Daniele Matteo Alvise Barbaro or Barbarus was the son of Daniele Barbaro and Elena Pisani, daughter of banker Alvise Pisani and Cecilia Giustinian. His younger brother was Ambassador Marcantonio Barbaro. Barbaro studied philosophy, mathematics and optics at the University of Padua. He was the ambassador of the Republic of Venice at the court of Edward VI in London from August 1549 until February 1551 and represented Venice at the Council of Trent.

Nephew of Giovanni Grimani, Patriarch of Aquileia, he was his coadjutor at the Patriarchate seat of Aquileia. On 17 December 1550, in the consistory, he was Patriarch elected in Aquileia (coadjutor) with the right to future succession, but he never took over the patriarchate because he died before his uncle. At the time, this position was practically a family matter for the Barbaros. In fact, four Barbaros served as patriarchs of Aquileia between 1491 and 1622:

  • Ermolao Barbaro, il Giovane, patriarch of Aquileia from 1491 to 1493;
  • Daniele Barbaro, patriarch of Aquileia from 1550 al 1570;
  • Francesco Barbaro, patriarch of Aquileia from 1593 al 1616;
  • Ermolao Barbaro II (d. 1622), patriarch of Aquileia from 1616.

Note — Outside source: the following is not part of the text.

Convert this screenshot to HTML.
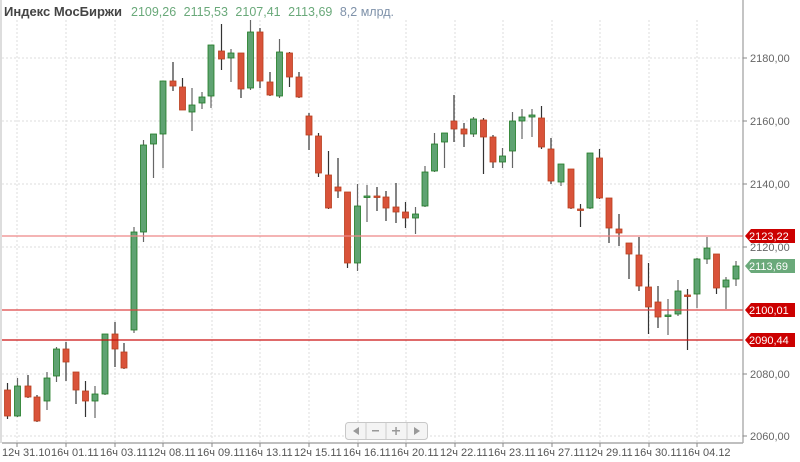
<!DOCTYPE html>
<html><head><meta charset="utf-8"><style>
body{margin:0;background:#fff;width:800px;height:462px;overflow:hidden;font-family:"Liberation Sans",sans-serif}
svg{display:block}
</style></head><body>
<svg id="s" width="800" height="462" xmlns="http://www.w3.org/2000/svg" font-family="Liberation Sans, sans-serif">
<rect width="800" height="462" fill="#fff"/>
<line x1="1" y1="0" x2="1" y2="443" stroke="#bbb"/>
<g stroke="#ddd" stroke-dasharray="2,2">
<line x1="2" y1="58" x2="743" y2="58"/><line x1="2" y1="121" x2="743" y2="121"/><line x1="2" y1="184" x2="743" y2="184"/><line x1="2" y1="247" x2="743" y2="247"/><line x1="2" y1="310" x2="743" y2="310"/><line x1="2" y1="374" x2="743" y2="374"/><line x1="2" y1="436" x2="743" y2="436"/>
<line x1="17" y1="20" x2="17" y2="443"/><line x1="66" y1="20" x2="66" y2="443"/><line x1="115" y1="20" x2="115" y2="443"/><line x1="163" y1="20" x2="163" y2="443"/><line x1="212" y1="20" x2="212" y2="443"/><line x1="260" y1="20" x2="260" y2="443"/><line x1="309" y1="20" x2="309" y2="443"/><line x1="358" y1="20" x2="358" y2="443"/><line x1="406" y1="20" x2="406" y2="443"/><line x1="455" y1="20" x2="455" y2="443"/><line x1="503" y1="20" x2="503" y2="443"/><line x1="552" y1="20" x2="552" y2="443"/><line x1="600" y1="20" x2="600" y2="443"/><line x1="649" y1="20" x2="649" y2="443"/><line x1="697" y1="20" x2="697" y2="443"/>
</g>
<text x="4" y="16" font-size="13" font-weight="bold" fill="#444">Индекс МосБиржи</text>
<text x="131" y="16" font-size="12.5" fill="#6aa97a">2109,26 <tspan dx="4">2115,53</tspan> <tspan dx="4">2107,41</tspan> <tspan dx="4">2113,69</tspan> <tspan dx="4" fill="#7f92aa">8,2 млрд.</tspan></text>
<g id="c"></g>
<line x1="2" y1="236" x2="743" y2="236" stroke="#e88" stroke-width="1.3"/>
<line x1="2" y1="310" x2="743" y2="310" stroke="#d44" stroke-width="1.2"/>
<line x1="2" y1="340" x2="743" y2="340" stroke="#c11" stroke-width="1.2"/>
<line x1="743" y1="0" x2="743" y2="443" stroke="#888"/>
<line x1="2" y1="443" x2="743" y2="443" stroke="#aaa" stroke-width="1.5"/>
<g stroke="#888"><line x1="743" y1="58" x2="747" y2="58"/><line x1="743" y1="121" x2="747" y2="121"/><line x1="743" y1="184" x2="747" y2="184"/><line x1="743" y1="247" x2="747" y2="247"/><line x1="743" y1="374" x2="747" y2="374"/><line x1="743" y1="436" x2="747" y2="436"/></g>
<g font-size="11" fill="#666">
<text x="750" y="62">2180,00</text><text x="750" y="125">2160,00</text><text x="750" y="188">2140,00</text><text x="750" y="251">2120,00</text><text x="750" y="378">2080,00</text><text x="750" y="440">2060,00</text>
</g>
<g font-size="11">
<path d="M745,236 L751,229 H795 V243 H751 Z" fill="#c00"/><text x="749" y="240" fill="#fff">2123,22</text>
<path d="M745,266 L751,259 H795 V273 H751 Z" fill="#6aa97a"/><text x="749" y="270" fill="#fff">2113,69</text>
<path d="M745,310 L751,303 H795 V317 H751 Z" fill="#c00"/><text x="749" y="314" fill="#fff">2100,01</text>
<path d="M745,340 L751,333 H795 V347 H751 Z" fill="#c00"/><text x="749" y="344" fill="#fff">2090,44</text>
</g>
<g stroke="#888"><line x1="17" y1="443" x2="17" y2="447"/><line x1="66" y1="443" x2="66" y2="447"/><line x1="115" y1="443" x2="115" y2="447"/><line x1="163" y1="443" x2="163" y2="447"/><line x1="212" y1="443" x2="212" y2="447"/><line x1="260" y1="443" x2="260" y2="447"/><line x1="309" y1="443" x2="309" y2="447"/><line x1="358" y1="443" x2="358" y2="447"/><line x1="406" y1="443" x2="406" y2="447"/><line x1="455" y1="443" x2="455" y2="447"/><line x1="503" y1="443" x2="503" y2="447"/><line x1="552" y1="443" x2="552" y2="447"/><line x1="600" y1="443" x2="600" y2="447"/><line x1="649" y1="443" x2="649" y2="447"/><line x1="697" y1="443" x2="697" y2="447"/></g>
<g font-size="11" fill="#555">
<text x="2" y="456">12ч 31.10</text><text x="51" y="456">16ч 01.11</text><text x="100" y="456">16ч 03.11</text><text x="148" y="456">12ч 08.11</text><text x="197" y="456">16ч 09.11</text><text x="245" y="456">16ч 13.11</text><text x="294" y="456">12ч 15.11</text><text x="343" y="456">16ч 16.11</text><text x="391" y="456">16ч 20.11</text><text x="440" y="456">12ч 22.11</text><text x="488" y="456">16ч 23.11</text><text x="537" y="456">16ч 27.11</text><text x="585" y="456">12ч 29.11</text><text x="634" y="456">16ч 30.11</text><text x="682" y="456">16ч 04.12</text>
</g>
<g>
<rect x="345.5" y="422.5" width="82" height="17" rx="3" fill="#f4f4f4" stroke="#c8c8c8"/>
<line x1="366" y1="423" x2="366" y2="439" stroke="#ccc"/><line x1="386" y1="423" x2="386" y2="439" stroke="#ccc"/><line x1="407" y1="423" x2="407" y2="439" stroke="#ccc"/>
<path d="M353,431 L359,427 V435 Z" fill="#999"/>
<rect x="372" y="430" width="7" height="1.5" fill="#999"/>
<rect x="392" y="430" width="8" height="1.5" fill="#999"/><rect x="395.3" y="427" width="1.5" height="8" fill="#999"/>
<path d="M420,431 L414,427 V435 Z" fill="#999"/>
</g>
</svg>
<script>
var d=[[7.5,'r',390,416,383,419],[17.5,'g',386,416,378,417],[28,'r',386,397,375,398],[37,'r',397,421,395,422],[47,'g',378,401,372,410],[56.5,'g',349,376,347,382],[66,'r',349,362,342,381],[76,'r',372,390,372,404],[85.5,'r',391,401,381,417],[95,'g',394,401,386,418],[105,'g',334,394,334,395],[115,'r',334,349,322,367],[124,'r',352,368,343,369],[134,'g',232,330,227,333],[143.5,'g',145,232,140,242],[153.5,'g',134,144,134,178],[163,'g',81,134,81,168],[173,'r',81,86,62,91],[182.5,'r',87,110,78,110],[192,'g',105,112,88,131],[202,'g',97,103,92,109],[211,'g',45,96,45,108],[221.5,'r',51,59,24,70],[231,'g',53,58,49,82],[241,'r',53,89,53,98],[250.5,'g',32,88,20,90],[260,'r',32,81,28,88],[270,'r',82,95,72,96],[279.5,'g',52,96,39,98],[289.5,'r',53,77,52,87],[299,'r',77,97,72,98],[309,'r',116,135,113,150],[318.5,'r',136,173,133,177],[328.5,'r',175,208,151,209],[338,'r',187,191,158,198],[347.5,'r',192,263,192,268],[357.5,'g',206,263,184,271],[367,'g',196,197,185,222],[377,'r',196,197,187,211],[386,'r',197,208,191,221],[396,'r',207,212,183,223],[405.5,'r',212,218,202,228],[415.5,'g',214,218,207,234],[425,'g',172,206,166,207],[434.5,'g',144,171,133,172],[444.5,'g',133,142,133,168],[454,'r',121,129,95,142],[464,'r',129,134,123,147],[473.5,'g',119,134,117,137],[483.5,'r',120,137,118,174],[493,'r',137,162,135,168],[502.5,'g',156,162,148,168],[512.5,'g',121,151,112,168],[522,'g',117,121,109,139],[532,'g',115,117,109,137],[541.5,'r',118,147,106,149],[551,'r',149,181,138,184],[561,'g',164,182,164,186],[571,'r',169,208,169,209],[580.5,'r',209,210,204,227],[590,'g',153,208,153,209],[599.5,'r',158,198,149,199],[609,'r',198,228,198,243],[619,'r',229,233,214,246],[629,'r',243,254,243,279],[639,'r',255,286,237,291],[648.5,'r',287,307,263,334],[658,'r',302,317,286,328],[668,'g',315,316,299,335],[678,'g',291,314,280,316],[687.5,'r',295,296,289,350],[697,'g',259,294,258,308],[707,'g',248,259,237,264],[716.5,'r',254,288,254,294],[726,'g',280,287,277,309],[736,'g',266,279,261,286]];
var h='';d.forEach(function(c){var x=c[0],f=c[1]=='r'?'#d9533a':'#5fa372',s=c[1]=='r'?'#b8401f':'#1f7a24',w=c[1]=='r'?'#333':'#666';
h+='<line x1="'+x+'" y1="'+c[4]+'" x2="'+x+'" y2="'+c[5]+'" stroke="'+w+'" stroke-width="1.2"/>';
var hh=Math.max(c[3]-c[2],1.5);h+='<rect x="'+(x-3)+'" y="'+c[2]+'" width="6" height="'+hh+'" fill="'+f+'" stroke="'+s+'" stroke-width="0.8"/>';});
document.getElementById('c').innerHTML=h;
</script>
</body></html>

His appointment as Cardinal, by Pope Pius IV in the consistory of 26 February 1561, may have been secret (in pectore) and was never published. Only the Grimanis, who were his relatives, repeatedly held the patriarchate – as many as six times. He participated in several assemblies of the Council of Trent, starting 14 January 1562, until it closed in 1563.